Can a high concept be brilliant? Can an idea be just so perfect for its form and execution that, even though it seems to be based on a glib idea, it's precisely what it should be?
I'd like to think so: I'd like to think any kind of artform, even ones so commercial as Cheap Impulse Purchases Stacked by the Cash-Wrap, can be done brilliantly. To believe that anything can be as good as the time and energy and thought and enthusiasm its creator pours into it.
You might not want to go that far: that's OK. But Et Tu, Brute? is pretty darn fun no matter how you characterize it.
Here's the pitch, courtesy of cartoonist Jason Novak: for nearly five hundred years, Roman Emperors died, often in strange or unusual ways. There were a lot of them, too! Imagine a book with an amusing drawing of each dying emperor with a quick explanation of who killed him and how!
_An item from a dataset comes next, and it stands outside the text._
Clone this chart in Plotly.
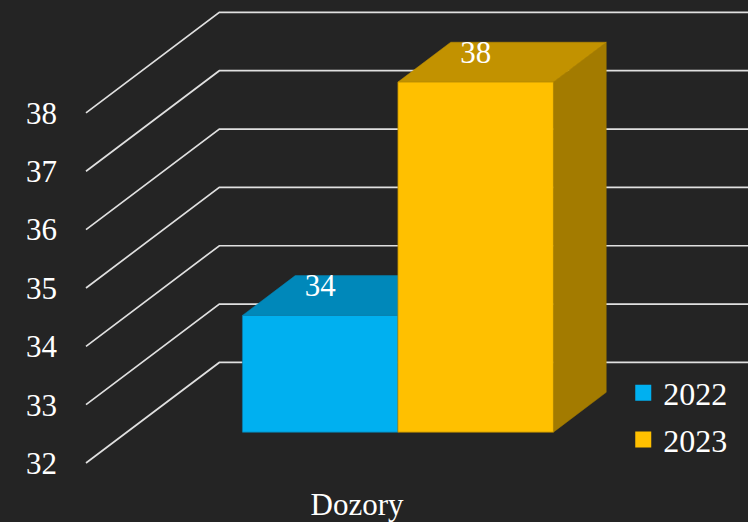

(Yes, a few emperors managed to die of natural causes. But, statistically, the average Roman emperor was fed poised food and then stabbed in the back by someone from his army.)
Novak made that book: every emperor from Augustus [1] (who was fed poisoned figs by his wife Livia in 14 AD) to Romulus Augustulus (who survived the conquest of the empire by the Goth Odoacer and whose death is unrecorded) get a page to die on and a lovely expressive inky drawing in which he does die. That's it: just the emperors of Rome -- none of those Byzantine pretenders here! -- in order and in their last moments.
It's a fun, amusing book, suitable to be made into a party game -- collect all of the poisoned emperors! gather a set of murdered-by-his-generals! -- and a book which may actually teach you some pointless trivia that you didn't know before.
[1] Julius Caesar basically codified the powers of the Roman emperors, and definitely ended the republic, but he was never actually named emperor. His nephew was.